Entries with chart source code:
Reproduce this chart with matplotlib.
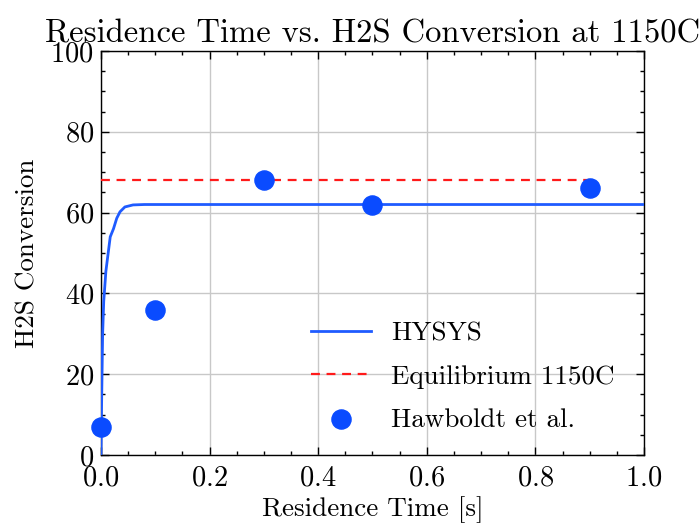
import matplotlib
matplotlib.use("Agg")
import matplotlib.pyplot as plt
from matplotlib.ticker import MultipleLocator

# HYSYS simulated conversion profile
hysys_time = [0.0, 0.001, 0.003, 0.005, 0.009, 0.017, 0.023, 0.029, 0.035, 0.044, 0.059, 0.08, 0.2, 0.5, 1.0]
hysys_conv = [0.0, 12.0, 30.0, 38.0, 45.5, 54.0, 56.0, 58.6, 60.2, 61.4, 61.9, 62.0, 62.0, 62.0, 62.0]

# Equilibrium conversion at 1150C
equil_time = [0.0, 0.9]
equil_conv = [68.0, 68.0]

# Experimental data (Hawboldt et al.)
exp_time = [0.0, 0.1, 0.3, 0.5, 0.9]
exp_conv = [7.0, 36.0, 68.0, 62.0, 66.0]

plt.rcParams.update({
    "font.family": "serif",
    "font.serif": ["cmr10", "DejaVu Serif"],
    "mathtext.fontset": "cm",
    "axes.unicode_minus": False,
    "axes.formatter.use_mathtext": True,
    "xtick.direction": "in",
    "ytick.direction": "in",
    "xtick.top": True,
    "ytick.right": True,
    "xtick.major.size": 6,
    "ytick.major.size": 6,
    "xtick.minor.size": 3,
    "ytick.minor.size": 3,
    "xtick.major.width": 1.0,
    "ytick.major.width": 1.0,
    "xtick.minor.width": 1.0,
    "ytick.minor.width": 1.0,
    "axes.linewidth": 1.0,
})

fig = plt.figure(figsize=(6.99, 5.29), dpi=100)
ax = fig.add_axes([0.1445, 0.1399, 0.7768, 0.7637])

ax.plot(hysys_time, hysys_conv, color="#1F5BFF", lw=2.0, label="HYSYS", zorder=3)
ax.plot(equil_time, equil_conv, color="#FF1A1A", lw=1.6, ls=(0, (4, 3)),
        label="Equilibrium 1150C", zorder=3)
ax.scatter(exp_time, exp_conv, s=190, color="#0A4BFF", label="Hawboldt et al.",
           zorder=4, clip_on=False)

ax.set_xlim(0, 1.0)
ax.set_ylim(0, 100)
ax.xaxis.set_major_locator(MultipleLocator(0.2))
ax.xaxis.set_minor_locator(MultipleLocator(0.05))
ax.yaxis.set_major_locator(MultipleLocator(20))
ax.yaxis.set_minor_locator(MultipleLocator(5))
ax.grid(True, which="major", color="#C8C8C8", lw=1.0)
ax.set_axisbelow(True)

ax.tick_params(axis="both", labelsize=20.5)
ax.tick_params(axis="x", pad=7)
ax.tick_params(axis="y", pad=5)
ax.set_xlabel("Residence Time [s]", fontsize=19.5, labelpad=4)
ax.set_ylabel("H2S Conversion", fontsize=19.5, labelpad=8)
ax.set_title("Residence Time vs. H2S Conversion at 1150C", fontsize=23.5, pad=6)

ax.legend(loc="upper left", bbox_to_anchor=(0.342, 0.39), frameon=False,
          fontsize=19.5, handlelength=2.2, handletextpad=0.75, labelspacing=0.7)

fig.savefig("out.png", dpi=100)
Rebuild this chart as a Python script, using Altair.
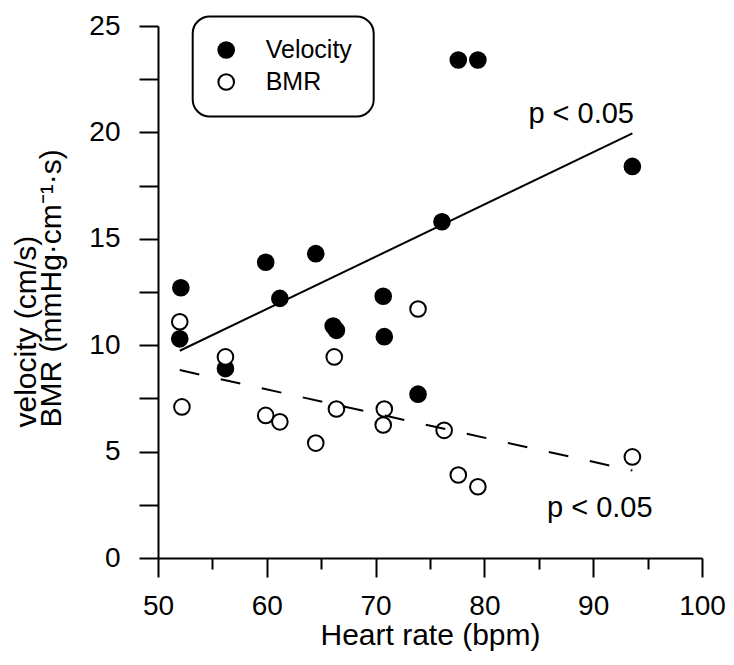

PROBLEM TO SOLVE: Pick out each line in the material containing "matplotlib".

THE OUTPUT:
Reproduce this chart with matplotlib.
import matplotlib
matplotlib.use("Agg")
import matplotlib.pyplot as plt
from matplotlib.ticker import MultipleLocator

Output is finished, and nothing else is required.